**Given problem**
Write out the opening lines of the data word for word, up to and including the line with "import pandas as pd", and leave every picture and every later line out.

§

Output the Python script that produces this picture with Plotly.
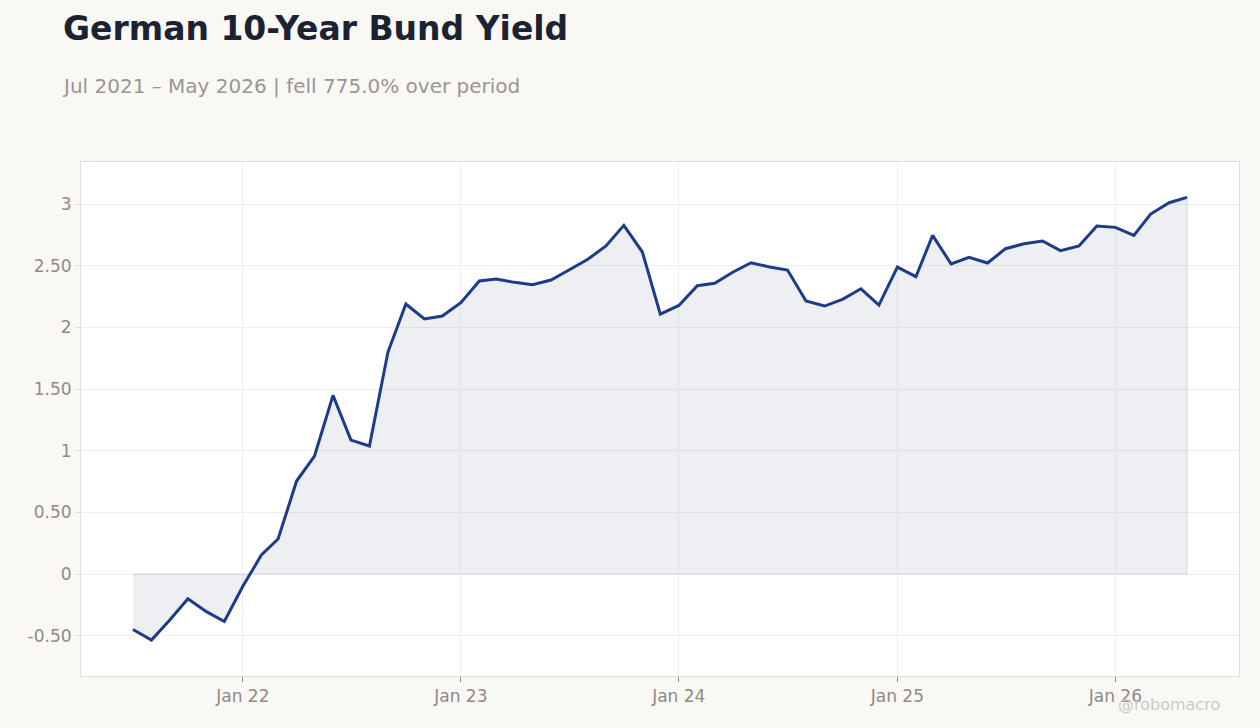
import plotly.graph_objects as go
import pandas as pd

dates = pd.date_range("2021-07-01", "2026-05-01", freq="MS")
yields = [
    -0.45, -0.535, -0.37, -0.20, -0.305, -0.385,
    -0.10, 0.154, 0.284, 0.754, 0.957, 1.449, 1.086, 1.038, 1.80, 2.189, 2.068, 2.092,
    2.20, 2.376, 2.392, 2.365, 2.346, 2.384, 2.465, 2.55, 2.66, 2.827, 2.611, 2.108,
    2.178, 2.338, 2.357, 2.449, 2.524, 2.489, 2.465, 2.214, 2.173, 2.227, 2.313, 2.181,
    2.489, 2.411, 2.746, 2.514, 2.568, 2.522, 2.638, 2.678, 2.70, 2.622, 2.66, 2.822,
    2.811, 2.746, 2.919, 3.011, 3.054,
]
y_tickvals = [-0.5, 0, 0.5, 1, 1.5, 2, 2.5, 3]
y_ticktext = ["-0.50", "0", "0.50", "1", "1.50", "2", "2.50", "3"]
x_tickvals = ["2022-01-01", "2023-01-01", "2024-01-01", "2025-01-01", "2026-01-01"]
x_ticktext = ["Jan 22", "Jan 23", "Jan 24", "Jan 25", "Jan 26"]

title = "German 10-Year Bund Yield"
subtitle = "Jul 2021 – May 2026 | fell 775.0% over period"
watermark = "@robomacro"

LINE = "#1e3a8a"
FONT = "DejaVu Sans"

xs = list(dates)
fig = go.Figure()
fig.add_trace(go.Scatter(
    x=xs + xs[::-1],
    y=yields + [0] * len(yields),
    fill="toself",
    fillcolor="rgba(30,45,105,0.08)",
    line=dict(color="rgba(30,58,138,0.10)", width=1.5),
    mode="lines",
    hoverinfo="skip",
    showlegend=False,
))
fig.add_trace(go.Scatter(
    x=xs, y=yields, mode="lines",
    line=dict(color=LINE, width=3),
    showlegend=False,
))

fig.update_layout(
    width=1260, height=728,
    paper_bgcolor="#f9f8f5",
    plot_bgcolor="#ffffff",
    margin=dict(l=81, r=21, t=162, b=52),
    font=dict(family=FONT, color="#8f8a85", size=17),
    xaxis=dict(
        range=["2021-04-05", "2026-07-27"],
        tickvals=x_tickvals, ticktext=x_ticktext,
        showgrid=True, gridcolor="#efefef", gridwidth=1,
        ticks="outside", ticklen=5, tickcolor="#8f8a85", tickwidth=1,
        showline=True, linecolor="#e2ddd5", linewidth=1, mirror=True,
        zeroline=False,
        tickfont=dict(size=17, color="#8f8a85"),
    ),
    yaxis=dict(
        range=[-0.827, 3.341],
        tickvals=y_tickvals, ticktext=y_ticktext,
        showgrid=True, gridcolor="#efefef", gridwidth=1,
        ticks="outside", ticklen=5, tickcolor="#e2ddd5", tickwidth=1,
        showline=True, linecolor="#e2ddd5", linewidth=1, mirror=True,
        zeroline=False,
        tickfont=dict(size=17, color="#8f8a85"),
    ),
    annotations=[
        dict(text=f"<b>{title}</b>", xref="paper", yref="paper",
             x=-0.0172, y=1.2588, xanchor="left", yanchor="middle",
             showarrow=False, font=dict(size=33, color="#1b2333", family=FONT)),
        dict(text=subtitle, xref="paper", yref="paper",
             x=-0.0181, y=1.1479, xanchor="left", yanchor="middle",
             showarrow=False, font=dict(size=20, color="#9a9590", family=FONT)),
        dict(text=watermark, xref="paper", yref="paper",
             x=0.9853, y=-0.0564, xanchor="right", yanchor="middle",
             showarrow=False, font=dict(size=16, color="#cfcac5", family=FONT)),
    ],
)

fig.write_html("out.html", config={"displayModeBar": False},
               post_script="document.body.style.margin='0';")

§

**Exercise result**
Output the Python script that produces this picture with Plotly.
import plotly.graph_objects as go
import pandas as pd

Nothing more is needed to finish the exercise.